Lead ALERRT instructor Randy Knight spoke with The Dispatch about the training civilians receive and the importance of it. Knight, outside of his work with ALERRT, goes around the country teaching non-law enforcement personnel, like teachers, how to respond to active shooters.
The training is based off the avoid, deny, defend (ADD) strategy where non-law enforcement civilians are taught to defend themselves against active shooters.
“We need to make people realize … we need to make people look at how we harden targets,” Knight said. “We need to look at how can we make our schools safer, how can we make our businesses safer, and that’s through training, through education.”
Staff and faculty in SOCSD, Columbus Municipal School District and Lowndes County School District receive the same CRASE training from the SROs and sometimes other local law enforcement.
Teachers, however, don’t feel like there is just one solution to fixing the problem, and they are worried about the effectiveness of the active shooter drills.
“I may not be impressed with Starkville’s response, but I can’t imagine there are a lot of schools that are doing things differently mostly because this is the package they’re being sold,” the SOCSD employee said. “This is what is being told to educational leaders on how to protect their schools.”
Effect on students
One LCSD employee, who spoke with The Dispatch on condition of anonymity for job security, said they worry students have become desensitized to the drills because it has been such an ingrained part of their school experience.
“I don’t think, with my students, that it scares them that much, because it’s a part of their culture,” the LCSD employee said. “We try not to make it a big deal and make sure they’re still and quiet.

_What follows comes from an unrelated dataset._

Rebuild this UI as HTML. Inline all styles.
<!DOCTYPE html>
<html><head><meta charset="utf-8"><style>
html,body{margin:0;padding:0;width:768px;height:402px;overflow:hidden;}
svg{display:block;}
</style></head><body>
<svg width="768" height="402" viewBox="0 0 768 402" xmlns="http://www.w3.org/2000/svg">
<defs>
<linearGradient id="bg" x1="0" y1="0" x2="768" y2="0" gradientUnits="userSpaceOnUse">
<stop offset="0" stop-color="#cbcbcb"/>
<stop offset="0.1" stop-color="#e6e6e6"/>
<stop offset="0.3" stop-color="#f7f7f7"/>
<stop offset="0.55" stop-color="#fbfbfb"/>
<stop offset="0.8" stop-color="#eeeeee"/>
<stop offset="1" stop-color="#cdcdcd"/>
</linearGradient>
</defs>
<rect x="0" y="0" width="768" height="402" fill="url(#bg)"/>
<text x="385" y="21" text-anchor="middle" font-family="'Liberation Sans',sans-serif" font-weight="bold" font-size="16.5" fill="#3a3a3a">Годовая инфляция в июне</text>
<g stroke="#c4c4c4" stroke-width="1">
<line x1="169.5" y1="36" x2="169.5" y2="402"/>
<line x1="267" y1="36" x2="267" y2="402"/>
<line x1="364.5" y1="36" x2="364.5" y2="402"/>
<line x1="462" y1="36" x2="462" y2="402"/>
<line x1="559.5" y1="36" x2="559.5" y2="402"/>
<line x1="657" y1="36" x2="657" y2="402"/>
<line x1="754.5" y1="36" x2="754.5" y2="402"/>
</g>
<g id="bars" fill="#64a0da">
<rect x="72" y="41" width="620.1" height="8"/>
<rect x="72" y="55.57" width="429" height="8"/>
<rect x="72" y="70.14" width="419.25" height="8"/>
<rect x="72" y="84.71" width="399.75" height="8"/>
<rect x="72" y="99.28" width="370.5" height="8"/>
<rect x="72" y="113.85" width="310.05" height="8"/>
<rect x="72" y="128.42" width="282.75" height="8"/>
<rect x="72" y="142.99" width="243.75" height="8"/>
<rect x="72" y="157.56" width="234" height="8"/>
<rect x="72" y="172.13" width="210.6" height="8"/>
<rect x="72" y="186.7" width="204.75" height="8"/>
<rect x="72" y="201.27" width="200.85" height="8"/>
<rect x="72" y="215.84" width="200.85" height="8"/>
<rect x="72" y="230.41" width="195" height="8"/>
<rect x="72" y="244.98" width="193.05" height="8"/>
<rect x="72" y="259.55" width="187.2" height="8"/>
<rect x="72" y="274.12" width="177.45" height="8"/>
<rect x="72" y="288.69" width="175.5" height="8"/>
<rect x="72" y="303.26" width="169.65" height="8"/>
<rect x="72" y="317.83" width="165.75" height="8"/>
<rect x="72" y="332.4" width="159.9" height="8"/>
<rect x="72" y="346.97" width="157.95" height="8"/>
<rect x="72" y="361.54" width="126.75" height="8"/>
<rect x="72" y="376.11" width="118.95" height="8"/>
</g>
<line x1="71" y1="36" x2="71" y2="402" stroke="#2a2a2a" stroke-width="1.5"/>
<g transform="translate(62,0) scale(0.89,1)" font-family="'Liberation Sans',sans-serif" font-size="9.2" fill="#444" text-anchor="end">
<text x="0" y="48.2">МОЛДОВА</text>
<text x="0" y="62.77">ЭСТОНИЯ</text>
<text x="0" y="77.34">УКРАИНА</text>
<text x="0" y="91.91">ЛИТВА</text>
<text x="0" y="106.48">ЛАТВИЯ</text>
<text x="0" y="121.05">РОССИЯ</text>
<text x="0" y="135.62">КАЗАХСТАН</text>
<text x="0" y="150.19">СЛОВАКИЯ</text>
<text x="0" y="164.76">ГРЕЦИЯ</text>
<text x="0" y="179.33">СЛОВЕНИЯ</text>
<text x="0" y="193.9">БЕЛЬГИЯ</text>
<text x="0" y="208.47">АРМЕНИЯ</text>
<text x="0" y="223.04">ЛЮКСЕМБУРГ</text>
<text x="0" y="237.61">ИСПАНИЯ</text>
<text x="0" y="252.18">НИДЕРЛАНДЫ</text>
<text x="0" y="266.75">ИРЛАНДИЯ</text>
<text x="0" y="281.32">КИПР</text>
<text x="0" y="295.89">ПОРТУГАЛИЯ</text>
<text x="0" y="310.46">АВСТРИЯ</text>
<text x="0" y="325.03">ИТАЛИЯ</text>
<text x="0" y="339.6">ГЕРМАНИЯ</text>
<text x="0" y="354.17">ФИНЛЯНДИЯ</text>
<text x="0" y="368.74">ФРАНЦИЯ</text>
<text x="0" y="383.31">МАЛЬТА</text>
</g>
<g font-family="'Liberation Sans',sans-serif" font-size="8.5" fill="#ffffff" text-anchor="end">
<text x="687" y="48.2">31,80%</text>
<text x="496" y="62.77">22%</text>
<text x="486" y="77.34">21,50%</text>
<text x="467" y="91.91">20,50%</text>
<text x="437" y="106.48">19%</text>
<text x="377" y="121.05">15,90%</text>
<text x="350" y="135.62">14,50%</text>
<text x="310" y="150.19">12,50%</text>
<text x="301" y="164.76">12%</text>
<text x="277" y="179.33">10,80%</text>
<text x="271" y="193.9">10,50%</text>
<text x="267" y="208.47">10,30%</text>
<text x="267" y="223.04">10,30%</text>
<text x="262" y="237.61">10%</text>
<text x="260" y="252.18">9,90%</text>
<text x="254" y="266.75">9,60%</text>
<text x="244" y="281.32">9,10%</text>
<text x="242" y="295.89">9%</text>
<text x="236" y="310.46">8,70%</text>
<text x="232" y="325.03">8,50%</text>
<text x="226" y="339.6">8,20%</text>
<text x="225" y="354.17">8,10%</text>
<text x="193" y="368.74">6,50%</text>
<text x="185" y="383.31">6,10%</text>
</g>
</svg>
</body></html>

We want them to take it seriously. It may affect one or two the way a tornado or fire drill would affect them, but most of the time they’re just goofing off because, I guess, it’s just become so normalized.”
For students, very early research suggests there isn’t much benefit to continuous drills, and the stress of mass shootings impact youth negatively, Nadorff said.
Children have justified fears regarding mass shootings taking place at schools, and one way to ease anxiety is for parents to talk to their children about the topic. Children need a trusted adult they can speak with about their fears.
“Don’t wait for it to hit close to home,” Nadorff said. “Have it where when things happen, they hear it from you and not others. It’s better for them to hear it from parents because you’re the first source of information, and it opens up those communication lines where if something happens, they’re more likely to come to you first as far as support and processing.”
Regardless of how students may react to drills and to the reality they live in, the teachers The Dispatch spoke with vehemently stated they would do anything to keep students safe.
“I just want students to know their teachers love them and wouldn’t be in this profession if we didn’t love this job,” the LCSD employee said. “For parents I want them to know, we’re going to do everything we can to keep your children safe. We’re not going to sacrifice them for anything. We are going to protect them at all costs.”